— START —
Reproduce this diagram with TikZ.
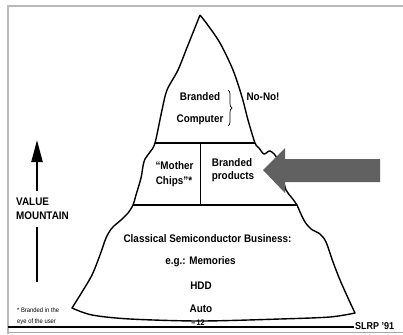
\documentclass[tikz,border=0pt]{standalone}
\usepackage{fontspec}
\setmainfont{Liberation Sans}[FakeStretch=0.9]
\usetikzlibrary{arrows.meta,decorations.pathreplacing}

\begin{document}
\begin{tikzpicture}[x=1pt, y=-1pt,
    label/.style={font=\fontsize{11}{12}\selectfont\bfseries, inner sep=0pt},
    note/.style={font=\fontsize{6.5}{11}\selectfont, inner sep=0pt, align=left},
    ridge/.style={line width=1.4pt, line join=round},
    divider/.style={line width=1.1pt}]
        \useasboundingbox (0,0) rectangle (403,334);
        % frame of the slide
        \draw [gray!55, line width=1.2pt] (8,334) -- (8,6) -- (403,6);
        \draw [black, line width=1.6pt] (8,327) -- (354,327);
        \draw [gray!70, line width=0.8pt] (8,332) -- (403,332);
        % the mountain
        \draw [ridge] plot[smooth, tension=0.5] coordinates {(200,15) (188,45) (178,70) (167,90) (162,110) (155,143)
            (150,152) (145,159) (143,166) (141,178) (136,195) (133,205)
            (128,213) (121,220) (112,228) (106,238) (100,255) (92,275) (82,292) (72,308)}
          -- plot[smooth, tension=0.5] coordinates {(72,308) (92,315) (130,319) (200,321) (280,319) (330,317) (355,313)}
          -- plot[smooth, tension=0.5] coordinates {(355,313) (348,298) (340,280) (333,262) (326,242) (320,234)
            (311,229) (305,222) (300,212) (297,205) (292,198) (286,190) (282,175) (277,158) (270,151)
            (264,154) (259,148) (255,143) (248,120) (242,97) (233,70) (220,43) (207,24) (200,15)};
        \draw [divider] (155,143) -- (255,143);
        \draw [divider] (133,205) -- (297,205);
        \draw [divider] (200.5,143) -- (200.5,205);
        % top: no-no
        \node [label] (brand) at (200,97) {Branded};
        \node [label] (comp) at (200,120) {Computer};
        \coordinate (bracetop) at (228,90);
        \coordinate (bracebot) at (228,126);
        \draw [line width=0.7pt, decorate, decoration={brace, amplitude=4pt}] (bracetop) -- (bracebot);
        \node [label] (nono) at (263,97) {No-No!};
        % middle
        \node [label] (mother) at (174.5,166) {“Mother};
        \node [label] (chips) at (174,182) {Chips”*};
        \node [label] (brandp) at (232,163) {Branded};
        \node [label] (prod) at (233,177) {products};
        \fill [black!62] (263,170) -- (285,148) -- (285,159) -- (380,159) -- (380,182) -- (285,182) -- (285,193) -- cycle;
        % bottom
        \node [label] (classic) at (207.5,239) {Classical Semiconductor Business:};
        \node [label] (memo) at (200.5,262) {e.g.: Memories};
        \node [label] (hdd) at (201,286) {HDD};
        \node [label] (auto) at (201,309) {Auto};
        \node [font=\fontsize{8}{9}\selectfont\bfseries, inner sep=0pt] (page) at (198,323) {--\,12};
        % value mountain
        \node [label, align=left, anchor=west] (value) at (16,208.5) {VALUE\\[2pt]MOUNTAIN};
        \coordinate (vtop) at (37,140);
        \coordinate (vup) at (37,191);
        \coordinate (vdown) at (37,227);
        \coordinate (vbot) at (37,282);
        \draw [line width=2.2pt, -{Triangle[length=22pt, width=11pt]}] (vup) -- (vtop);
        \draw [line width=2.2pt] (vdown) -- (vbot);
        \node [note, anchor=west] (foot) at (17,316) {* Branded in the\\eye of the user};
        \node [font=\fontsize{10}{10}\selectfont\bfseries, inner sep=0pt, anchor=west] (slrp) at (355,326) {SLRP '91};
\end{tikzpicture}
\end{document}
— END —
— START —
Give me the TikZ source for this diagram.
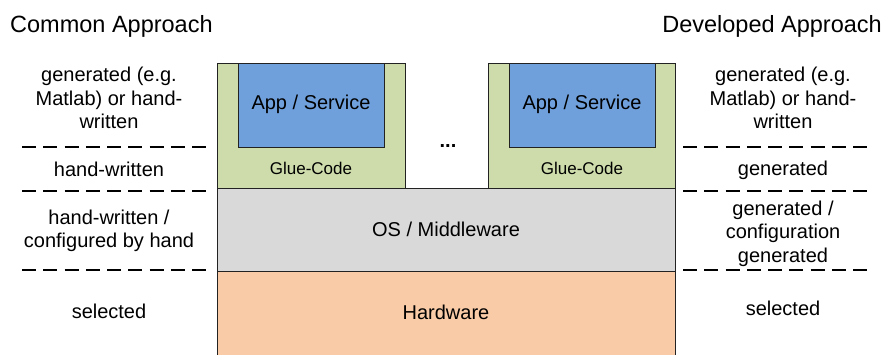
— END —
▶ _WHAT IS NEEDED_:
From the data above, count the lines where "this" occurs and give that figure and nothing else.

▶ _EXERCISE ANSWER_:
2